- **Task goal**
Check each line of the data below for the word "with", then extract the ones that have it.

Rows from a dataset of charts and code:
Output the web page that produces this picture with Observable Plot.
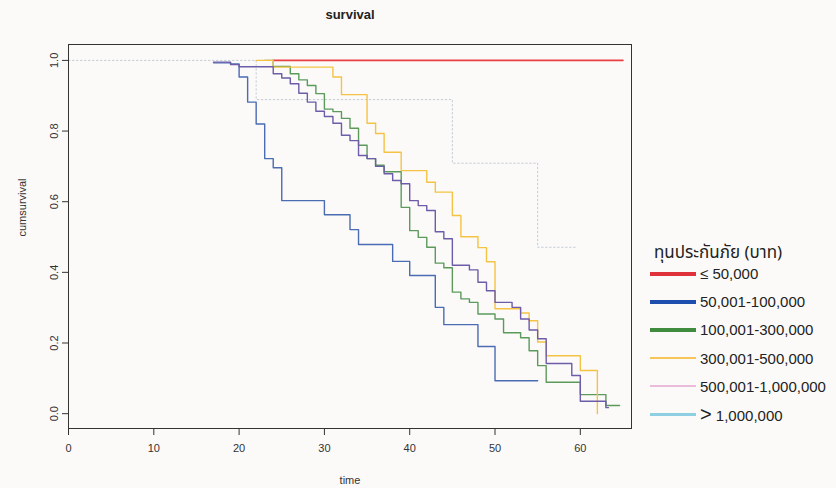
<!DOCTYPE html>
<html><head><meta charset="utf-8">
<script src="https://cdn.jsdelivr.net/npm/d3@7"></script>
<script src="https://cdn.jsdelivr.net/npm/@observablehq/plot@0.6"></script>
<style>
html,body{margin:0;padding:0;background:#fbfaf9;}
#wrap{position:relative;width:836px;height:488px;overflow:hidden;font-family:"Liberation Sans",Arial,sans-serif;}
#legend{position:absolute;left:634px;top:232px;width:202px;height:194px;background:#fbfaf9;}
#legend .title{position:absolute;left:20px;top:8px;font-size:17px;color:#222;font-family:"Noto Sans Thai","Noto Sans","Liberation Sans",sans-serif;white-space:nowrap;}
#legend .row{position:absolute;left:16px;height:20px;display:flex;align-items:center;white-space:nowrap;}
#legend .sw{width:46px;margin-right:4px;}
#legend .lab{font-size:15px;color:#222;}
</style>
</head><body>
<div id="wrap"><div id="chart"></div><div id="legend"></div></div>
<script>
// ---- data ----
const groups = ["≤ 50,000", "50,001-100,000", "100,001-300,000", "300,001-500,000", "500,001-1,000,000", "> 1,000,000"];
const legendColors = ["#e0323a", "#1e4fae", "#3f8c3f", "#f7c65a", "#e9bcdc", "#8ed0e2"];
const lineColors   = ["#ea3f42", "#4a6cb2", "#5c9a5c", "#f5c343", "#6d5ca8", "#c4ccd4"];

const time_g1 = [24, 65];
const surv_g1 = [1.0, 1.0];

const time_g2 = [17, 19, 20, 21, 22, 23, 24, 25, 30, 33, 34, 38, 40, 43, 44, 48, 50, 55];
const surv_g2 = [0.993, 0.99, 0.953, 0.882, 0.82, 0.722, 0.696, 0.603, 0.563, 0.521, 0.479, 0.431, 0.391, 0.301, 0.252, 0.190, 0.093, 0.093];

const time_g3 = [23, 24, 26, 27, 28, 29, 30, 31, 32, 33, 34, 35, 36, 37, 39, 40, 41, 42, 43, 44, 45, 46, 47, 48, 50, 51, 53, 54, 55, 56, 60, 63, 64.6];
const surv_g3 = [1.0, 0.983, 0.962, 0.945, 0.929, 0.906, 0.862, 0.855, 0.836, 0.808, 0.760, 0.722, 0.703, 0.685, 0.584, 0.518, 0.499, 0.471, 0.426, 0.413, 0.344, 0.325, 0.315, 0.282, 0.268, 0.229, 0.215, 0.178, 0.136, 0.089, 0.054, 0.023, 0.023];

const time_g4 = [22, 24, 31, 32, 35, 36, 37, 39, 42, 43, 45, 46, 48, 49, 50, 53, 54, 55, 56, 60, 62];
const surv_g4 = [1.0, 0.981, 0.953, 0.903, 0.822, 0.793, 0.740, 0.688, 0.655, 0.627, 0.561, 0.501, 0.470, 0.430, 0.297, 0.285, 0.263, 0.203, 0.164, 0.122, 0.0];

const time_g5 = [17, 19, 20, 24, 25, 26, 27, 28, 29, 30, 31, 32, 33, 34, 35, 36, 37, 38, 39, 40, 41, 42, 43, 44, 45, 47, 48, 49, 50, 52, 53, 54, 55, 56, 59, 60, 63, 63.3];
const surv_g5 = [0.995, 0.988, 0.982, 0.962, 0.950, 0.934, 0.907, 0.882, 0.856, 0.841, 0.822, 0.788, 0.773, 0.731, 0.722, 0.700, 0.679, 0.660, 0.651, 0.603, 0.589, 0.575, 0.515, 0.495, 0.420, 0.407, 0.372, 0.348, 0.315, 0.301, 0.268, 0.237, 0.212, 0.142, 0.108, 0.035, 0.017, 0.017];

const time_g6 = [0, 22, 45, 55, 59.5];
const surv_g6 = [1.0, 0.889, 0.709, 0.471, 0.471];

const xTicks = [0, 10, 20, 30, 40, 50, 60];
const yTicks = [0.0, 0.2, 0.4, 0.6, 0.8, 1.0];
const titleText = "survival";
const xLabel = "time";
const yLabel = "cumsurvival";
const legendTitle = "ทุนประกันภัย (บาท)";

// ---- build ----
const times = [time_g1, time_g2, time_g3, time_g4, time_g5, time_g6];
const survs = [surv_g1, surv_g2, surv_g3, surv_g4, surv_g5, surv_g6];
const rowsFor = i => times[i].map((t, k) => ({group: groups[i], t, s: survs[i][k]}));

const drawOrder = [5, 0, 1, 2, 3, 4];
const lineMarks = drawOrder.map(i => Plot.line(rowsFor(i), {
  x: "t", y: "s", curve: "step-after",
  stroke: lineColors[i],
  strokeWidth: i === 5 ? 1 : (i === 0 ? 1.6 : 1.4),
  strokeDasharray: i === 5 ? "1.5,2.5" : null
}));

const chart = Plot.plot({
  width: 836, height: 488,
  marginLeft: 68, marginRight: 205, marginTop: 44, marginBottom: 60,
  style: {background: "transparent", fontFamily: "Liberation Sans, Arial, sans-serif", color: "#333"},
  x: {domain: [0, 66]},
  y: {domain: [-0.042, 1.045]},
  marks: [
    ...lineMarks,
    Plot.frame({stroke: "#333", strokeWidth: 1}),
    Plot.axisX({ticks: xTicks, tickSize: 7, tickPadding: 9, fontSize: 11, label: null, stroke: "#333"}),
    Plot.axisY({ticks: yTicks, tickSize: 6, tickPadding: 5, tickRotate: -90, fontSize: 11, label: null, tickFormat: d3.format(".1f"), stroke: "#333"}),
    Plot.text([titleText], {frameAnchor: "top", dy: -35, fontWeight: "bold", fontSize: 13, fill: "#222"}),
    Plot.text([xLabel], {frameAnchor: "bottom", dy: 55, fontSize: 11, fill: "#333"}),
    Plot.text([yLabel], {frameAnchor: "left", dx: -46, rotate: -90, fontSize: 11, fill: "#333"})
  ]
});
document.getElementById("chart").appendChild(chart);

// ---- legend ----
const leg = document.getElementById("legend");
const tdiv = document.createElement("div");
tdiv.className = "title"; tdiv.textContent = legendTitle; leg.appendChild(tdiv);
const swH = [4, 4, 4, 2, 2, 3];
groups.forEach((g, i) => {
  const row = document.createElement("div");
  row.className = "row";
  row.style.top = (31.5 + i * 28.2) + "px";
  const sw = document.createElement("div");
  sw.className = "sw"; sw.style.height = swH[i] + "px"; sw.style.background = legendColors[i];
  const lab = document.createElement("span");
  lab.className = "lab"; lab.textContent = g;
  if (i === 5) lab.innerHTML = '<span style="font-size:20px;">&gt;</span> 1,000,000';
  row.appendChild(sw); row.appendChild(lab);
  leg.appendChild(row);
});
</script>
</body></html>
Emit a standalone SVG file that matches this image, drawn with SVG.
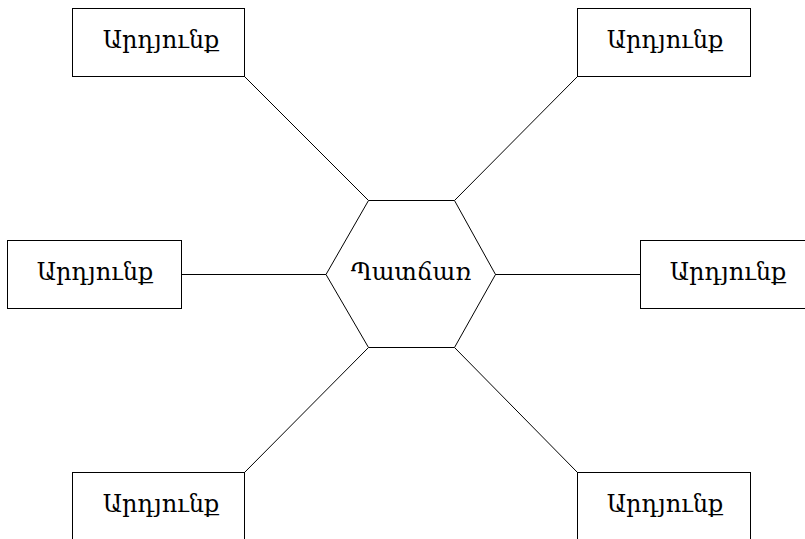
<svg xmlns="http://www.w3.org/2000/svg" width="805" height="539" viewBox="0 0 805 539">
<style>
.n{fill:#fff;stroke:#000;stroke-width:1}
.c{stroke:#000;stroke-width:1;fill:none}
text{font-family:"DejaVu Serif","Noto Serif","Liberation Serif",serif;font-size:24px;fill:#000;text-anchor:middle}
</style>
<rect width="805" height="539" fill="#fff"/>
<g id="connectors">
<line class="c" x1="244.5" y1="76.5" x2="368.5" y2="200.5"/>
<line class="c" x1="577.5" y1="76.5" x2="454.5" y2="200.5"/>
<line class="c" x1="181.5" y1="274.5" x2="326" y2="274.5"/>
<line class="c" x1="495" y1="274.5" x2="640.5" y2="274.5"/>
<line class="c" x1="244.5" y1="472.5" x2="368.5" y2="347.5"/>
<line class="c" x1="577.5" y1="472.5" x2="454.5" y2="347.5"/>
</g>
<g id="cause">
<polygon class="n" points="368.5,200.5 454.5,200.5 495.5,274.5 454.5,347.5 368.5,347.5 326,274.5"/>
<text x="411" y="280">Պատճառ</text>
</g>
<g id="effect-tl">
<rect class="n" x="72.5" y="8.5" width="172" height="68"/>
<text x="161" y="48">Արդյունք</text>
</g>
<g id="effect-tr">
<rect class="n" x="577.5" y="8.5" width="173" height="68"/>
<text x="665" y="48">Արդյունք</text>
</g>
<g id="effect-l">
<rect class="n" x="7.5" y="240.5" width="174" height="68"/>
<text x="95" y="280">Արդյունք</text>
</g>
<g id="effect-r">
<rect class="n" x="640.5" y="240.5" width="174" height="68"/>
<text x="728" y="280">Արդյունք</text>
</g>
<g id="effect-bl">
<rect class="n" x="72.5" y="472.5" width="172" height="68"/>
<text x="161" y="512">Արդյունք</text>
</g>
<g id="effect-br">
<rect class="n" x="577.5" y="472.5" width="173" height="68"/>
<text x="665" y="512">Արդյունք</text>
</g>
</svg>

- **Task answer**
Output the web page that produces this picture with Observable Plot.
Emit a standalone SVG file that matches this image, drawn with SVG.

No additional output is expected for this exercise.